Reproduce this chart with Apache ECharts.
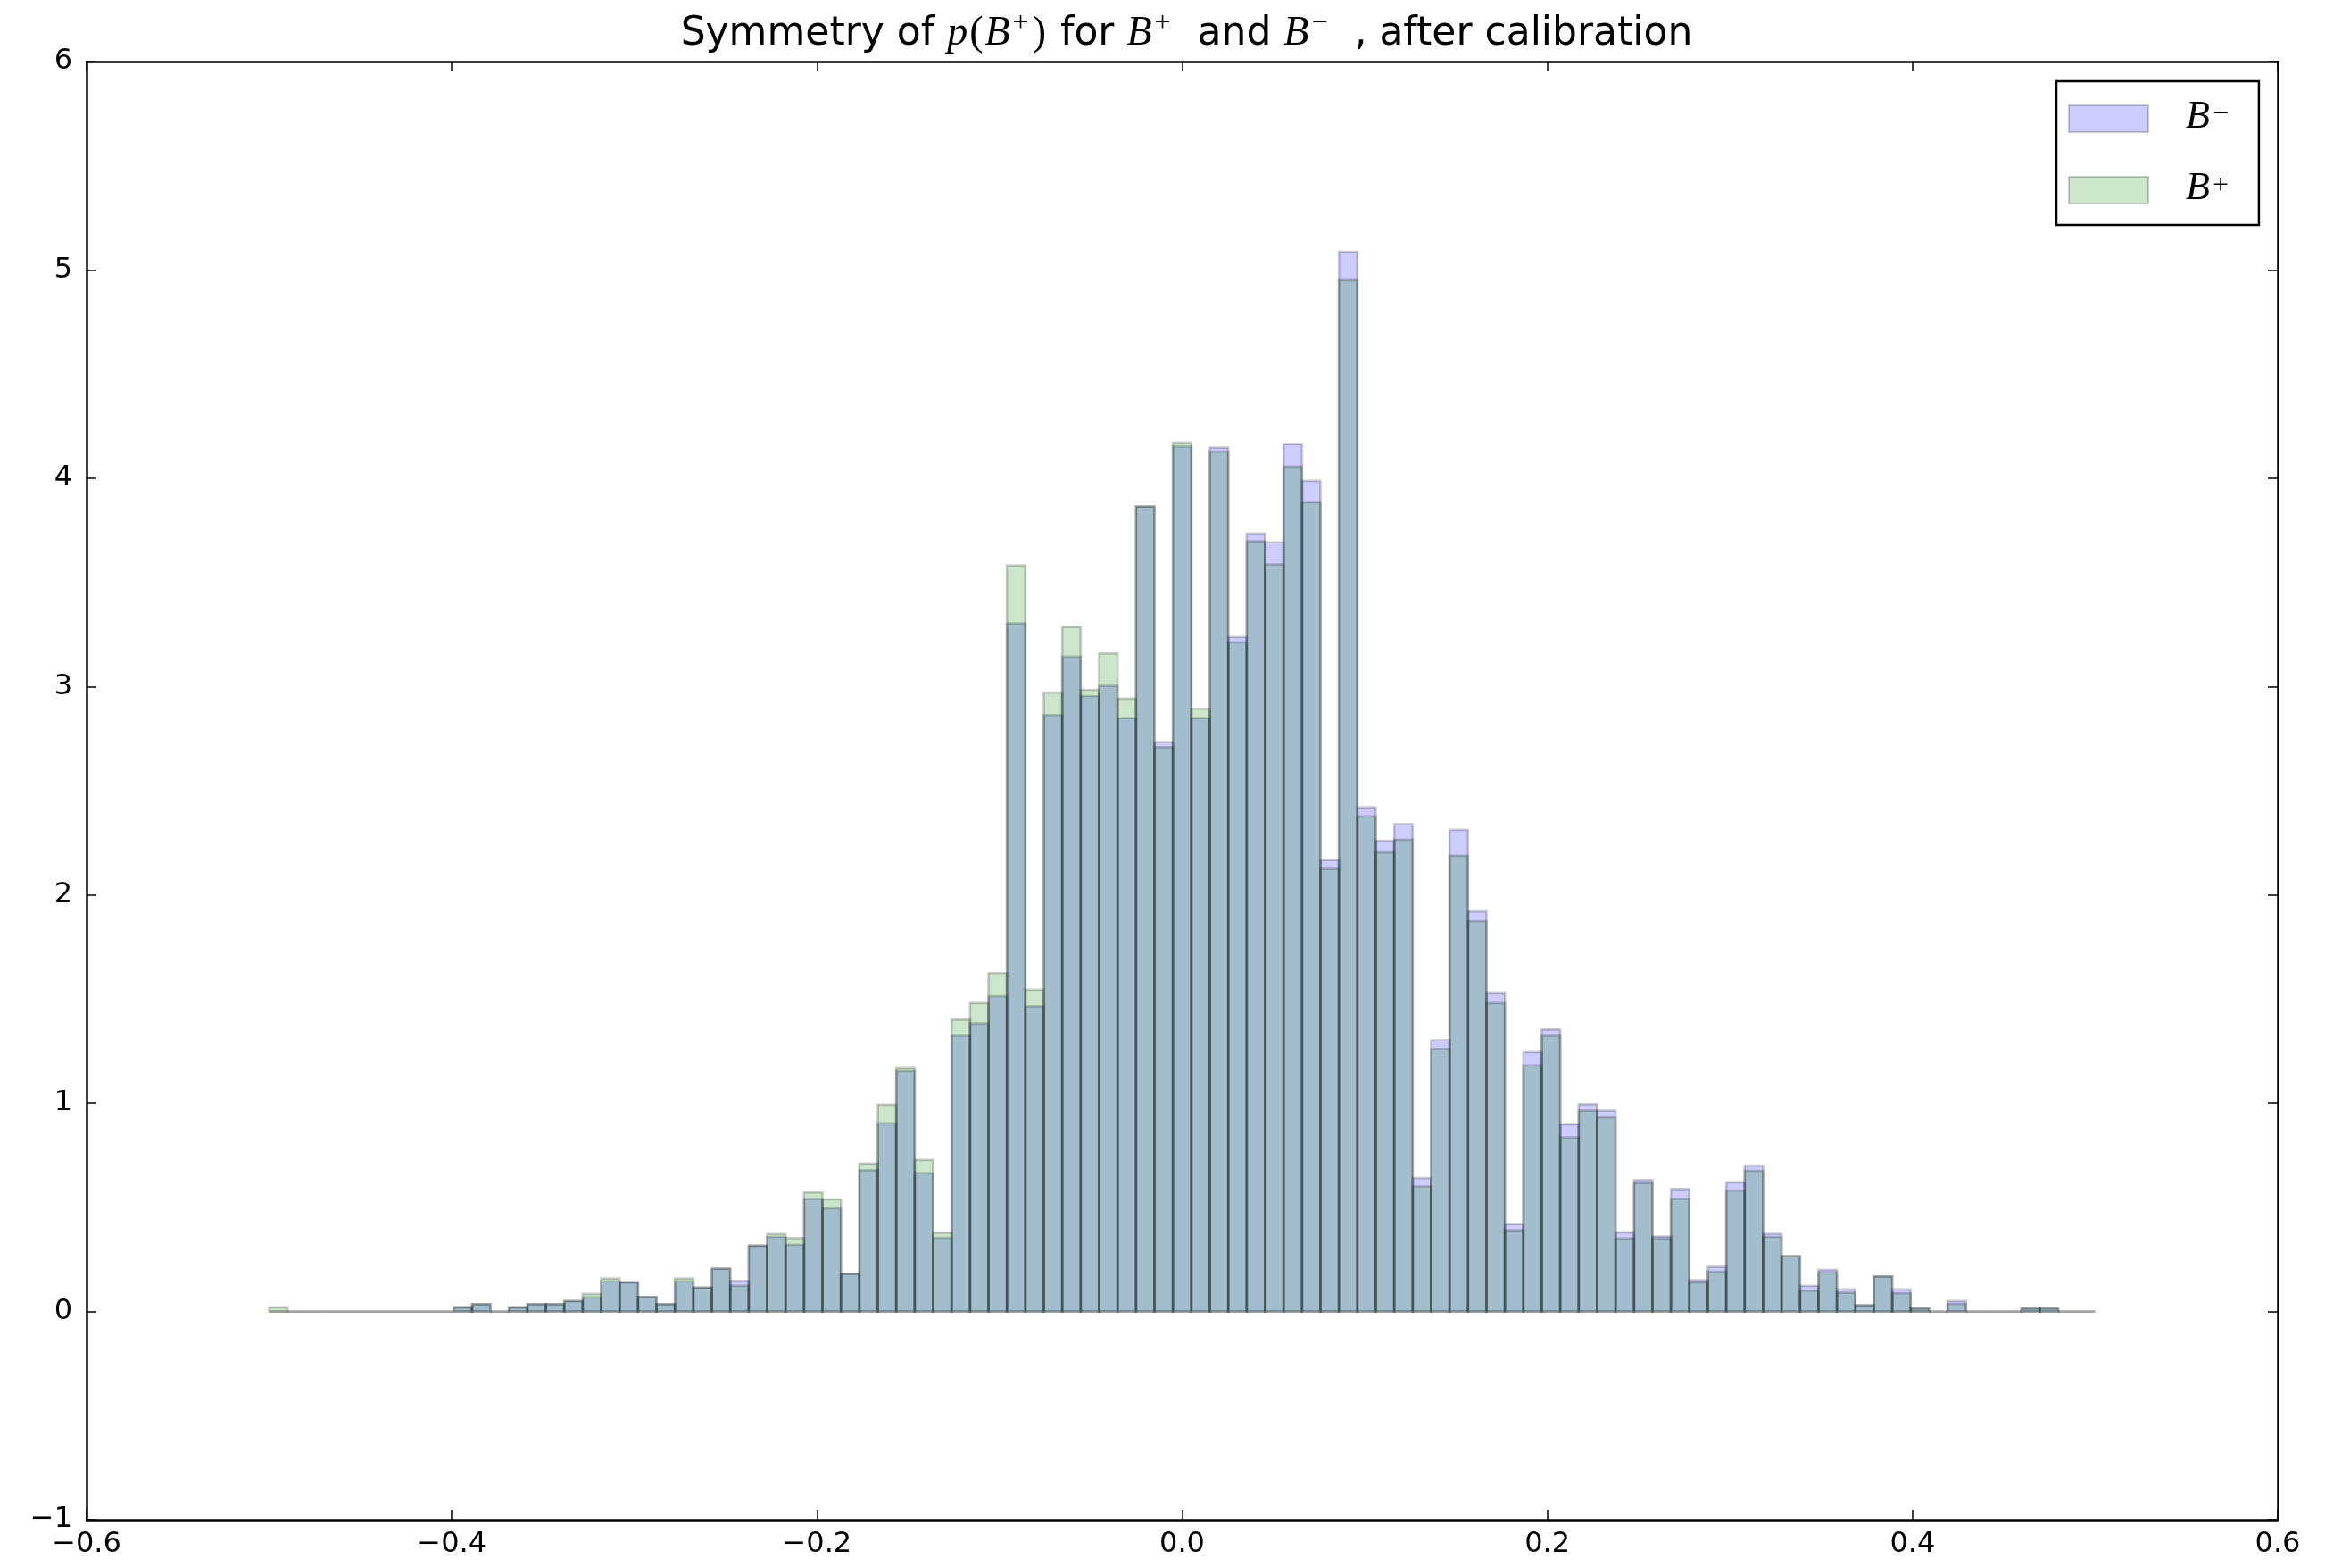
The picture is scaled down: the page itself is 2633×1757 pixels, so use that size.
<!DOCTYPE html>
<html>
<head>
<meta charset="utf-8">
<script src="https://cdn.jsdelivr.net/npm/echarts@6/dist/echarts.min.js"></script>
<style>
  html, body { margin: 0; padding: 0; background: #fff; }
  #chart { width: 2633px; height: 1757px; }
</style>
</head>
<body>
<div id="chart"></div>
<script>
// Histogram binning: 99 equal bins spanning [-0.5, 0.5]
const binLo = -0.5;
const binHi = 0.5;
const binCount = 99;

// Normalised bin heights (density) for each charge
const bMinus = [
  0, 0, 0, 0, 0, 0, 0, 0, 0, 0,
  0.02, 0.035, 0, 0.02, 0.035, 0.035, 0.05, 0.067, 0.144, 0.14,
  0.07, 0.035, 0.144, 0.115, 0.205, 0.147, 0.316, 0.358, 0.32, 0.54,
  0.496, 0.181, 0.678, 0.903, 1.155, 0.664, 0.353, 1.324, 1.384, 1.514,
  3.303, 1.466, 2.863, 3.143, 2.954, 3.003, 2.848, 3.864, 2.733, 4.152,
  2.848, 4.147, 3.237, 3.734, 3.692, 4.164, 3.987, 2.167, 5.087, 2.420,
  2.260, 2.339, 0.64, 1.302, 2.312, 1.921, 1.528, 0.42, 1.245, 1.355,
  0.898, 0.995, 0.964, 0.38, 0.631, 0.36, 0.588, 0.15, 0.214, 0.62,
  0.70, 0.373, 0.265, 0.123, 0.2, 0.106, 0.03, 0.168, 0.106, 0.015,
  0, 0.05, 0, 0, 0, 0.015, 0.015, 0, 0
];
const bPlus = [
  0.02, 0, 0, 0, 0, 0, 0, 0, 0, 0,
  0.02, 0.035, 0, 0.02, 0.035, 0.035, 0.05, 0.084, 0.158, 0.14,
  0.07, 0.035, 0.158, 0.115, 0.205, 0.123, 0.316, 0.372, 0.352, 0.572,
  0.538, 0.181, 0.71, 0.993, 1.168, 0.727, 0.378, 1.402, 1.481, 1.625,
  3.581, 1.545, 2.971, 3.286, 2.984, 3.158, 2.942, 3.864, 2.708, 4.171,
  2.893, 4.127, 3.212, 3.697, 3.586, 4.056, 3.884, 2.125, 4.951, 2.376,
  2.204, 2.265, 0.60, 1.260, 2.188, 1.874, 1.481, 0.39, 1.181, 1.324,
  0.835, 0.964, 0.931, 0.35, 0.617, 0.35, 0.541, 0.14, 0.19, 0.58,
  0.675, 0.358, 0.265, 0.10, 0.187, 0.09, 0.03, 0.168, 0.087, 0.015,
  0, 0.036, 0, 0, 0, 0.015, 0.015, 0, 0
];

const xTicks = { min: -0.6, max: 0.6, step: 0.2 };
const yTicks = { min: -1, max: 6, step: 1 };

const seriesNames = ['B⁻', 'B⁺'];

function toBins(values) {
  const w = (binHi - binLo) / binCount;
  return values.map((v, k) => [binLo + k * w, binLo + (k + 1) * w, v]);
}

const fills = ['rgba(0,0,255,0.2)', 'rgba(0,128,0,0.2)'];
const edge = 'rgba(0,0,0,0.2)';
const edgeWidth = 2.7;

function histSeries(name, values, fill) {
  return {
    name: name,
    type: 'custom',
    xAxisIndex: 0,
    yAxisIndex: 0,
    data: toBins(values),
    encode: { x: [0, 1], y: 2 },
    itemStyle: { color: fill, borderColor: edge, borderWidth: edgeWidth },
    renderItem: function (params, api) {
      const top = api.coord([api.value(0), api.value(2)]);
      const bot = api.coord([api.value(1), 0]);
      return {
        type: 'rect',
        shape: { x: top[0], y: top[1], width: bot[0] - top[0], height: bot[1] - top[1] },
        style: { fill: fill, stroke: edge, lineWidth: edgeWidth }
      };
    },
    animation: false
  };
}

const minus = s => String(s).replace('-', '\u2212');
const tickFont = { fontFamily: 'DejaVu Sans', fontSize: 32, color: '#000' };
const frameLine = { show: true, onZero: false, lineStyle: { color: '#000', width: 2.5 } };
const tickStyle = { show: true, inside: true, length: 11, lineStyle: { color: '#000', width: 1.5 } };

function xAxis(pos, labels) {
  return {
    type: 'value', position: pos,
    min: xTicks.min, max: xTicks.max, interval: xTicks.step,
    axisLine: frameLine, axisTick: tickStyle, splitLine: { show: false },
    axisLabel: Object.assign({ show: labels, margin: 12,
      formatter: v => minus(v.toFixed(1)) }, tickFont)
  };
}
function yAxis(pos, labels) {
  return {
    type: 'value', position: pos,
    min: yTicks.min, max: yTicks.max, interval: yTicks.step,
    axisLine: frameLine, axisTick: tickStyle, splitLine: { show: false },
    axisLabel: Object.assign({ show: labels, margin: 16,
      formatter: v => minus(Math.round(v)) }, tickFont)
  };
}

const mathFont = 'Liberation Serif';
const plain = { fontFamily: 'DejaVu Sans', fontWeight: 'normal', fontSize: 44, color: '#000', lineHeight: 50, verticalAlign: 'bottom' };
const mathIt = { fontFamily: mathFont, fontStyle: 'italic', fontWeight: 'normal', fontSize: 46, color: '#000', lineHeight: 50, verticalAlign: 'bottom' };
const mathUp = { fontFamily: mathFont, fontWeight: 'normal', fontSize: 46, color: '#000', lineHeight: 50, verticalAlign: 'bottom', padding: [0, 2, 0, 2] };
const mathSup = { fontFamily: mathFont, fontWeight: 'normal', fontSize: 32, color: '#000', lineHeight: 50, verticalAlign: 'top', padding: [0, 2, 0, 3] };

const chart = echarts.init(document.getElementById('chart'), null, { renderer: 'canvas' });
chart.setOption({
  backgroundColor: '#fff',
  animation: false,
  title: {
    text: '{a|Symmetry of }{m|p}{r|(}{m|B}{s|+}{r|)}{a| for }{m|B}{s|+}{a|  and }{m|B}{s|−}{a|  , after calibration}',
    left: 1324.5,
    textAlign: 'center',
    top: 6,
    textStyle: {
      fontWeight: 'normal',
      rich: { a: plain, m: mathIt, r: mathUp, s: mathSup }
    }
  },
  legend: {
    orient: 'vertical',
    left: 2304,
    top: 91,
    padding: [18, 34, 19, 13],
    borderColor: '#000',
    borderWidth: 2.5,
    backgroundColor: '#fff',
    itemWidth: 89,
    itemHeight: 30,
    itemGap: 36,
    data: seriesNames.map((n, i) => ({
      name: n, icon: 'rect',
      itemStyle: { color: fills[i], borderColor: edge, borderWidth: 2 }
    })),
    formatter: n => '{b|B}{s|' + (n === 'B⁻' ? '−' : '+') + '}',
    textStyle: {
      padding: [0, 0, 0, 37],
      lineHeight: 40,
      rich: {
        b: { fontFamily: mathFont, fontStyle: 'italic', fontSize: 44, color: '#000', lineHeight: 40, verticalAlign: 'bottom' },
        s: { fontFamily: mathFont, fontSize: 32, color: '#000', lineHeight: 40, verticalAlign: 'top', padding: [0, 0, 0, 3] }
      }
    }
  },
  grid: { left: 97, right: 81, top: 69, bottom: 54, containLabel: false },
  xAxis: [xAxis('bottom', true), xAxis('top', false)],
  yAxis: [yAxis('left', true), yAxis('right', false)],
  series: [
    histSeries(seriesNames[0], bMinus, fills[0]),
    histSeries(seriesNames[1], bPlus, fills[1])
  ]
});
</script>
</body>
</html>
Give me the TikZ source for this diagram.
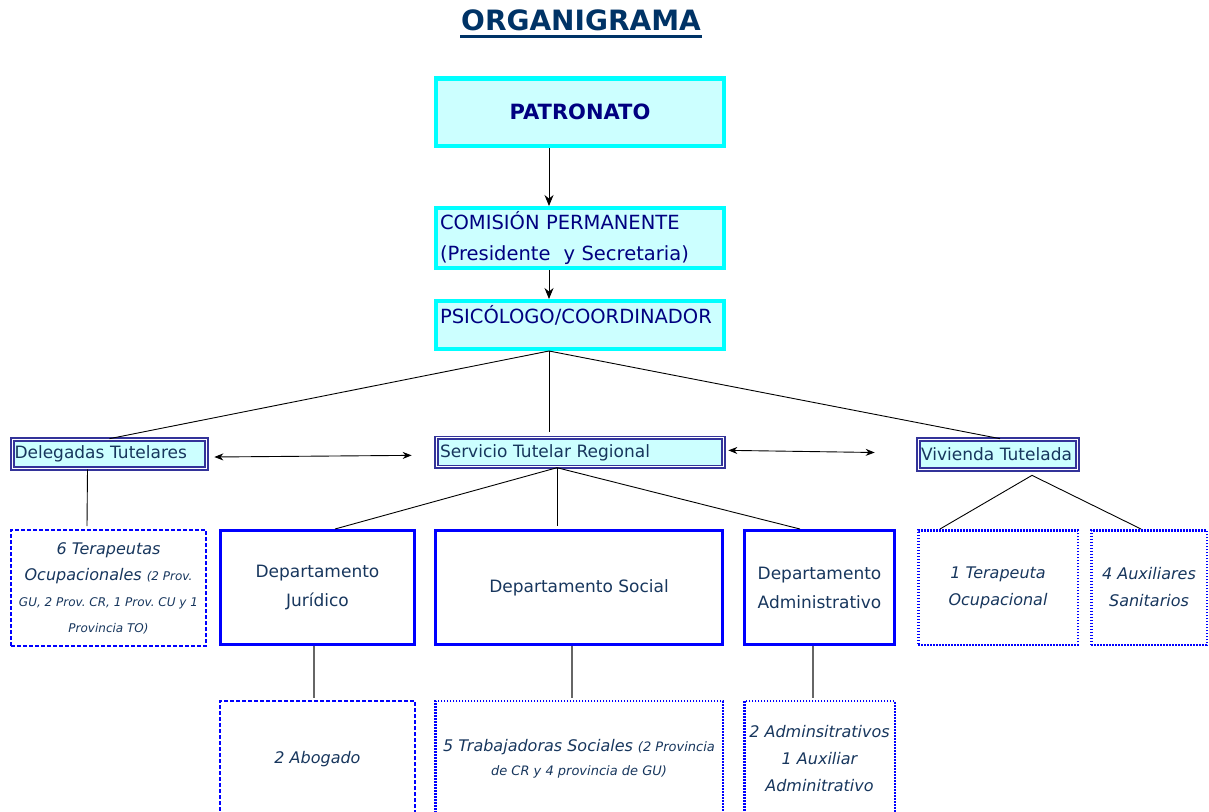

■ ■ ■ ■

▶ [INSTRUCTIONS FOR THE TASK] Leave out the pictures and give the listing above again exactly.

▶ [SOLUTION FOR THIS TASK]
Reproduce this chart with Apache ECharts.
The picture is scaled down: the page itself is 2633×1757 pixels, so use that size.
<!DOCTYPE html>
<html>
<head>
<meta charset="utf-8">
<script src="https://cdn.jsdelivr.net/npm/echarts@6/dist/echarts.min.js"></script>
<style>
  html, body { margin: 0; padding: 0; background: #fff; }
  #chart { width: 2633px; height: 1757px; }
</style>
</head>
<body>
<div id="chart"></div>
<script>
// Histogram binning: 99 equal bins spanning [-0.5, 0.5]
const binLo = -0.5;
const binHi = 0.5;
const binCount = 99;

// Normalised bin heights (density) for each charge
const bMinus = [
  0, 0, 0, 0, 0, 0, 0, 0, 0, 0,
  0.02, 0.035, 0, 0.02, 0.035, 0.035, 0.05, 0.067, 0.144, 0.14,
  0.07, 0.035, 0.144, 0.115, 0.205, 0.147, 0.316, 0.358, 0.32, 0.54,
  0.496, 0.181, 0.678, 0.903, 1.155, 0.664, 0.353, 1.324, 1.384, 1.514,
  3.303, 1.466, 2.863, 3.143, 2.954, 3.003, 2.848, 3.864, 2.733, 4.152,
  2.848, 4.147, 3.237, 3.734, 3.692, 4.164, 3.987, 2.167, 5.087, 2.420,
  2.260, 2.339, 0.64, 1.302, 2.312, 1.921, 1.528, 0.42, 1.245, 1.355,
  0.898, 0.995, 0.964, 0.38, 0.631, 0.36, 0.588, 0.15, 0.214, 0.62,
  0.70, 0.373, 0.265, 0.123, 0.2, 0.106, 0.03, 0.168, 0.106, 0.015,
  0, 0.05, 0, 0, 0, 0.015, 0.015, 0, 0
];
const bPlus = [
  0.02, 0, 0, 0, 0, 0, 0, 0, 0, 0,
  0.02, 0.035, 0, 0.02, 0.035, 0.035, 0.05, 0.084, 0.158, 0.14,
  0.07, 0.035, 0.158, 0.115, 0.205, 0.123, 0.316, 0.372, 0.352, 0.572,
  0.538, 0.181, 0.71, 0.993, 1.168, 0.727, 0.378, 1.402, 1.481, 1.625,
  3.581, 1.545, 2.971, 3.286, 2.984, 3.158, 2.942, 3.864, 2.708, 4.171,
  2.893, 4.127, 3.212, 3.697, 3.586, 4.056, 3.884, 2.125, 4.951, 2.376,
  2.204, 2.265, 0.60, 1.260, 2.188, 1.874, 1.481, 0.39, 1.181, 1.324,
  0.835, 0.964, 0.931, 0.35, 0.617, 0.35, 0.541, 0.14, 0.19, 0.58,
  0.675, 0.358, 0.265, 0.10, 0.187, 0.09, 0.03, 0.168, 0.087, 0.015,
  0, 0.036, 0, 0, 0, 0.015, 0.015, 0, 0
];

const xTicks = { min: -0.6, max: 0.6, step: 0.2 };
const yTicks = { min: -1, max: 6, step: 1 };

const seriesNames = ['B⁻', 'B⁺'];

function toBins(values) {
  const w = (binHi - binLo) / binCount;
  return values.map((v, k) => [binLo + k * w, binLo + (k + 1) * w, v]);
}

const fills = ['rgba(0,0,255,0.2)', 'rgba(0,128,0,0.2)'];
const edge = 'rgba(0,0,0,0.2)';
const edgeWidth = 2.7;

function histSeries(name, values, fill) {
  return {
    name: name,
    type: 'custom',
    xAxisIndex: 0,
    yAxisIndex: 0,
    data: toBins(values),
    encode: { x: [0, 1], y: 2 },
    itemStyle: { color: fill, borderColor: edge, borderWidth: edgeWidth },
    renderItem: function (params, api) {
      const top = api.coord([api.value(0), api.value(2)]);
      const bot = api.coord([api.value(1), 0]);
      return {
        type: 'rect',
        shape: { x: top[0], y: top[1], width: bot[0] - top[0], height: bot[1] - top[1] },
        style: { fill: fill, stroke: edge, lineWidth: edgeWidth }
      };
    },
    animation: false
  };
}

const minus = s => String(s).replace('-', '\u2212');
const tickFont = { fontFamily: 'DejaVu Sans', fontSize: 32, color: '#000' };
const frameLine = { show: true, onZero: false, lineStyle: { color: '#000', width: 2.5 } };
const tickStyle = { show: true, inside: true, length: 11, lineStyle: { color: '#000', width: 1.5 } };

function xAxis(pos, labels) {
  return {
    type: 'value', position: pos,
    min: xTicks.min, max: xTicks.max, interval: xTicks.step,
    axisLine: frameLine, axisTick: tickStyle, splitLine: { show: false },
    axisLabel: Object.assign({ show: labels, margin: 12,
      formatter: v => minus(v.toFixed(1)) }, tickFont)
  };
}
function yAxis(pos, labels) {
  return {
    type: 'value', position: pos,
    min: yTicks.min, max: yTicks.max, interval: yTicks.step,
    axisLine: frameLine, axisTick: tickStyle, splitLine: { show: false },
    axisLabel: Object.assign({ show: labels, margin: 16,
      formatter: v => minus(Math.round(v)) }, tickFont)
  };
}

const mathFont = 'Liberation Serif';
const plain = { fontFamily: 'DejaVu Sans', fontWeight: 'normal', fontSize: 44, color: '#000', lineHeight: 50, verticalAlign: 'bottom' };
const mathIt = { fontFamily: mathFont, fontStyle: 'italic', fontWeight: 'normal', fontSize: 46, color: '#000', lineHeight: 50, verticalAlign: 'bottom' };
const mathUp = { fontFamily: mathFont, fontWeight: 'normal', fontSize: 46, color: '#000', lineHeight: 50, verticalAlign: 'bottom', padding: [0, 2, 0, 2] };
const mathSup = { fontFamily: mathFont, fontWeight: 'normal', fontSize: 32, color: '#000', lineHeight: 50, verticalAlign: 'top', padding: [0, 2, 0, 3] };

const chart = echarts.init(document.getElementById('chart'), null, { renderer: 'canvas' });
chart.setOption({
  backgroundColor: '#fff',
  animation: false,
  title: {
    text: '{a|Symmetry of }{m|p}{r|(}{m|B}{s|+}{r|)}{a| for }{m|B}{s|+}{a|  and }{m|B}{s|−}{a|  , after calibration}',
    left: 1324.5,
    textAlign: 'center',
    top: 6,
    textStyle: {
      fontWeight: 'normal',
      rich: { a: plain, m: mathIt, r: mathUp, s: mathSup }
    }
  },
  legend: {
    orient: 'vertical',
    left: 2304,
    top: 91,
    padding: [18, 34, 19, 13],
    borderColor: '#000',
    borderWidth: 2.5,
    backgroundColor: '#fff',
    itemWidth: 89,
    itemHeight: 30,
    itemGap: 36,
    data: seriesNames.map((n, i) => ({
      name: n, icon: 'rect',
      itemStyle: { color: fills[i], borderColor: edge, borderWidth: 2 }
    })),
    formatter: n => '{b|B}{s|' + (n === 'B⁻' ? '−' : '+') + '}',
    textStyle: {
      padding: [0, 0, 0, 37],
      lineHeight: 40,
      rich: {
        b: { fontFamily: mathFont, fontStyle: 'italic', fontSize: 44, color: '#000', lineHeight: 40, verticalAlign: 'bottom' },
        s: { fontFamily: mathFont, fontSize: 32, color: '#000', lineHeight: 40, verticalAlign: 'top', padding: [0, 0, 0, 3] }
      }
    }
  },
  grid: { left: 97, right: 81, top: 69, bottom: 54, containLabel: false },
  xAxis: [xAxis('bottom', true), xAxis('top', false)],
  yAxis: [yAxis('left', true), yAxis('right', false)],
  series: [
    histSeries(seriesNames[0], bMinus, fills[0]),
    histSeries(seriesNames[1], bPlus, fills[1])
  ]
});
</script>
</body>
</html>
Give me the TikZ source for this diagram.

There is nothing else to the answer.